Not content with just doing the inside, my buddy had a few sheets of Silent Coat left over from another project, and as there was the space and a set of axle stands kicking about, the rear wheels and arch liners came off, and the outer arches also got some treatment:
The difference this has made is crazy...there's virtual silence from the rear of the car at 30-40mph, and sooooo much quieter and serene at motorway speeds. The only problem is that it now sounds like the engine & road noise from the from the front has increased 🤣 Considering how easy it was to deaden the rear arches, I'll do the front sometime soon.
And all back together; my buddy had some sorbothane (isolating material) washers, which work by being under compression, so there are two of these at the bottom of the sub between it and the mounting points, and then at the top of the sub where it clips into the car trim - we cut the washers into section, straightened them and pushed them into the space - the sub is extremely rigid in there, but also decoupled so doesn't rattle at all!

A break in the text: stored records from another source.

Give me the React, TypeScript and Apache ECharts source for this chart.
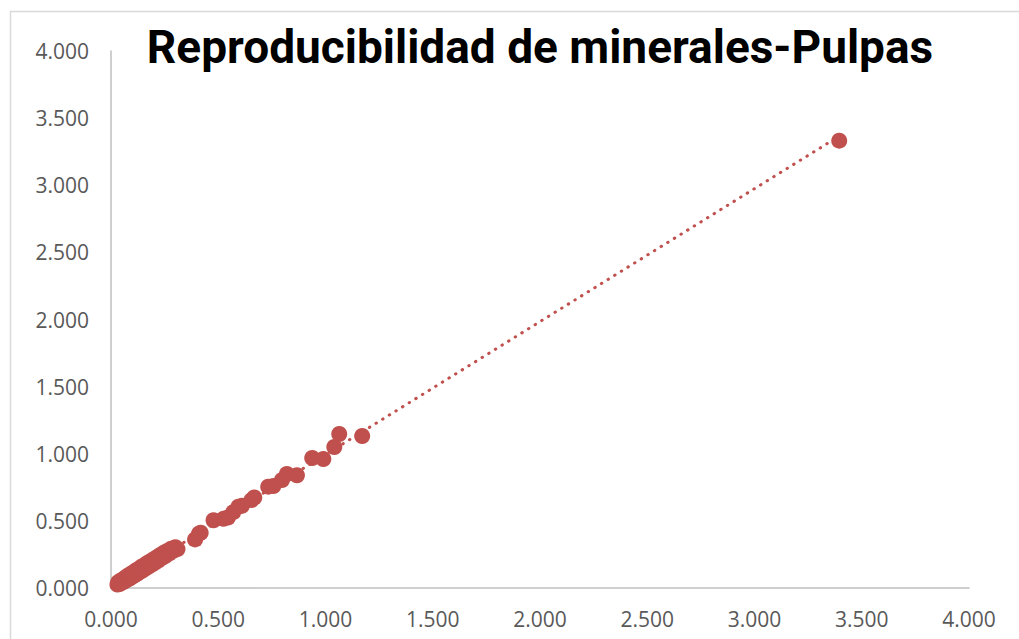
import React, { useEffect, useRef } from "react";
import * as echarts from "echarts";

const TITLE = "Reproducibilidad de minerales-Pulpas";
const AXIS_MIN = 0;
const AXIS_MAX = 4;
const AXIS_STEP = 0.5;

const xValues = [
  0.030, 0.034, 0.040, 0.046, 0.052, 0.058, 0.063, 0.069, 0.074, 0.080,
  0.086, 0.092, 0.097, 0.103, 0.110, 0.116, 0.122, 0.128, 0.135, 0.142,
  0.148, 0.155, 0.162, 0.168, 0.175, 0.182, 0.190, 0.197, 0.205, 0.212,
  0.220, 0.228, 0.236, 0.245, 0.253, 0.262, 0.270, 0.280, 0.290, 0.300,
  0.310, 0.392, 0.410, 0.418, 0.478, 0.524, 0.545, 0.570, 0.594, 0.610,
  0.655, 0.668, 0.733, 0.757, 0.797, 0.820, 0.867, 0.938, 0.990, 1.041,
  1.064, 1.171, 3.395,
];
const yValues = [
  0.026, 0.044, 0.030, 0.056, 0.040, 0.068, 0.050, 0.080, 0.060, 0.094,
  0.071, 0.104, 0.082, 0.116, 0.095, 0.130, 0.106, 0.142, 0.120, 0.158,
  0.132, 0.170, 0.147, 0.184, 0.160, 0.198, 0.174, 0.212, 0.190, 0.228,
  0.204, 0.244, 0.222, 0.262, 0.238, 0.276, 0.256, 0.292, 0.276, 0.304,
  0.290, 0.362, 0.405, 0.412, 0.505, 0.515, 0.525, 0.565, 0.606, 0.612,
  0.655, 0.675, 0.755, 0.760, 0.804, 0.849, 0.840, 0.968, 0.961, 1.050,
  1.147, 1.132, 3.332,
];

const COLOR = "#C0504D";

function fmt(v: number) {
  return v.toFixed(3);
}

export default function App() {
  const ref = useRef<HTMLDivElement>(null);

  useEffect(() => {
    if (!ref.current) return;
    const chart = echarts.init(ref.current, undefined, { renderer: "svg" });

    const points = xValues.map((x, i) => [x, yValues[i]]);
    // linear least-squares trendline through the data
    const n = xValues.length;
    const mx = xValues.reduce((a, b) => a + b, 0) / n;
    const my = yValues.reduce((a, b) => a + b, 0) / n;
    let sxy = 0;
    let sxx = 0;
    for (let i = 0; i < n; i++) {
      sxy += (xValues[i] - mx) * (yValues[i] - my);
      sxx += (xValues[i] - mx) * (xValues[i] - mx);
    }
    const slope = sxy / sxx;
    const intercept = my - slope * mx;
    const x0 = Math.min(...xValues);
    const x1 = Math.max(...xValues);
    const trend = [
      [x0, intercept + slope * x0],
      [x1, intercept + slope * x1],
    ];

    const labelStyle = {
      color: "#595959",
      fontSize: 21,
      fontFamily: "Open Sans",
      formatter: fmt,
    };

    chart.setOption({
      animation: false,
      backgroundColor: "#ffffff",
      title: {
        text: TITLE,
        left: 535,
        textAlign: "center",
        top: 19,
        textStyle: {
          fontFamily: "Roboto",
          fontWeight: "bold",
          fontSize: 46,
          color: "#000000",
        },
      },
      graphic: [
        {
          type: "rect",
          shape: { x: 10.5, y: 11.5, width: 2000, height: 2000 },
          style: { fill: "none", stroke: "#D9D9D9", lineWidth: 1.5 },
          silent: true,
        },
      ],
      grid: { left: 111, right: 50, top: 51, bottom: 51 },
      xAxis: {
        type: "value",
        min: AXIS_MIN,
        max: AXIS_MAX,
        interval: AXIS_STEP,
        axisLine: { show: true, lineStyle: { color: "#BFBFBF", width: 1.5 } },
        axisTick: { show: false },
        splitLine: { show: false },
        axisLabel: { ...labelStyle, margin: 20 },
      },
      yAxis: {
        type: "value",
        min: AXIS_MIN,
        max: AXIS_MAX,
        interval: AXIS_STEP,
        axisLine: { show: true, lineStyle: { color: "#BFBFBF", width: 1.5 } },
        axisTick: { show: false },
        splitLine: { show: false },
        axisLabel: { ...labelStyle, margin: 22 },
      },
      series: [
        {
          type: "line",
          data: trend,
          symbol: "none",
          z: 1,
          lineStyle: {
            color: COLOR,
            width: 3,
            type: [0.5, 7.3],
            cap: "round",
          },
        },
        {
          type: "scatter",
          data: points,
          symbol: "circle",
          symbolSize: 16,
          z: 2,
          itemStyle: { color: COLOR, opacity: 1 },
        },
      ],
    });

    return () => chart.dispose();
  }, []);

  return (
    <div
      ref={ref}
      style={{ position: "fixed", left: 0, top: 0, width: 1019, height: 639 }}
    />
  );
}
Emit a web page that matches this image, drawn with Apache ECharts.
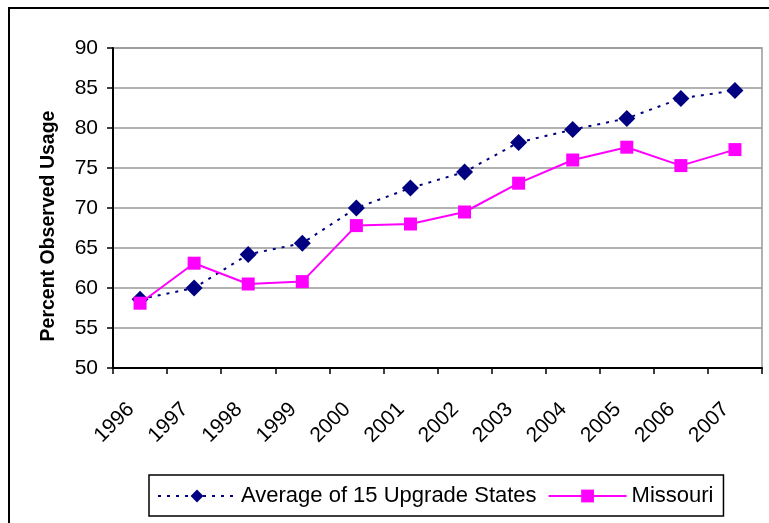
<!DOCTYPE html>
<html>
<head>
<meta charset="utf-8">
<script src="https://cdn.jsdelivr.net/npm/echarts@6/dist/echarts.min.js"></script>
<style>
	html, body { margin: 0; padding: 0; background: #fff; }
	#chart { width: 769px; height: 523px; }
</style>
</head>
<body>
<div id="chart"></div>
<script>
// 年份
const years = ['1996', '1997', '1998', '1999', '2000', '2001', '2002', '2003', '2004', '2005', '2006', '2007']
// 15 州平均
const upgradeAvg = [58.6, 60.0, 64.2, 65.6, 70.0, 72.5, 74.5, 78.2, 79.8, 81.2, 83.7, 84.7]
// 密苏里
const missouri = [58.1, 63.1, 60.5, 60.8, 67.8, 68.0, 69.5, 73.1, 76.0, 77.6, 75.3, 77.3]

const FONT = '"Liberation Sans", Arial, sans-serif'

const chart = echarts.init(document.getElementById('chart'))

chart.setOption({
	animation: false,
	backgroundColor: '#fff',
	textStyle: { fontFamily: FONT },
	grid: {
		left: 113,
		top: 48,
		right: 7,
		bottom: 155,
		show: true,
		borderColor: '#999',
		borderWidth: 1.5,
	},
	legend: {
		left: 149,
		top: 475,
		orient: 'horizontal',
		borderColor: '#000',
		borderWidth: 1.5,
		padding: [10, 10, 9, 8],
		itemGap: 11,
		itemWidth: 78,
		itemHeight: 16,
		textStyle: { fontSize: 22, color: '#000', fontFamily: FONT },
		data: ['Average of 15 Upgrade States', 'Missouri'],
	},
	graphic: [
		// 外框
		{
			type: 'rect',
			shape: { x: 9, y: 8, width: 800, height: 600 },
			style: { fill: null, stroke: '#000', lineWidth: 2 },
			silent: true,
		},
		// y 轴标题
		{
			type: 'text',
			x: 49,
			y: 226,
			rotation: Math.PI / 2,
			style: {
				text: 'Percent Observed Usage',
				font: 'bold 19.5px ' + FONT,
				fill: '#000',
				align: 'center',
				verticalAlign: 'middle',
			},
		},
	],
	xAxis: {
		type: 'category',
		data: years,
		boundaryGap: true,
		axisLine: { lineStyle: { color: '#000', width: 2 } },
		axisTick: { show: true, length: 6, lineStyle: { color: '#000', width: 1.5 } },
		axisLabel: {
			rotate: 45,
			margin: 29,
			fontSize: 21,
			color: '#000',
			fontFamily: FONT,
			interval: 0,
			padding: [0, 13, 0, 0],
		},
		splitLine: { show: false },
	},
	yAxis: {
		type: 'value',
		min: 50,
		max: 90,
		interval: 5,
		axisLine: { show: true, lineStyle: { color: '#000', width: 2 } },
		axisTick: { show: true, length: 6, lineStyle: { color: '#000', width: 1.5 } },
		axisLabel: { margin: 15, fontSize: 21, color: '#000', fontFamily: FONT },
		splitLine: { show: true, lineStyle: { color: '#999', width: 1.5 } },
	},
	series: [
		{
			name: 'Average of 15 Upgrade States',
			type: 'line',
			data: upgradeAvg,
			symbol: 'diamond',
			symbolSize: 17,
			itemStyle: { color: '#000080' },
			lineStyle: { color: '#000080', width: 2, type: [3, 6] },
			z: 3,
		},
		{
			name: 'Missouri',
			type: 'line',
			data: missouri,
			symbol: 'rect',
			symbolSize: 13,
			itemStyle: { color: '#ff00ff' },
			lineStyle: { color: '#ff00ff', width: 2 },
			z: 4,
		},
	],
})
</script>
</body>
</html>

The pic isn't very forgiving with the difference between the original carpet and that on the sub, but it doesn't look that different in the flesh...and it's in the boot, so I don't care as I'm not going to be looking at it 😉
The only thing I have to do now is sort a couple of rattles in the front doors; both doors are doing it in the same place at the top, near the back where the door card is split and stuck together where the LED lights trip is. I think some hot glue and foam padding should cure that, as when I push that area with my hand the rattles stop.
Having the sub in has allowed me to roll the low frequencies off form the front speakers, which has opened them up considerably. I've currently got the crossover point set at 100hz, after playing about with it at 80 & 120hz.
I've also experimented with muting the rear speakers and just going with the fronts + sub, which sounds so much better. I think due to the position of the rear speakers (the tweeter's much closer to your head than the front speakers and points backwards), then it smears the image and sounds all phasey - I've checked and double-checked the wiring, and flipped phase live in the amp's software and it just doesn't sound anywhere near as good with the rear speakers enabled.
This isn't a problem, as I hardly ever have rear passengers, and it also gives me the ability to remove the passive crossovers from the front speakers, and configure the amp to run them actively with all four channels. I'm probably going to remove the rear speakers, pop the originals back in just to fill the holes, then I have a spare set of Focals just in case...this system goes loud now 😈
I think in the short term, I'll do some measurements with the mic and real time analyser and tweak the amp's EQ settings and see how it goes from there!
If you've made it this far, then thanks for reading!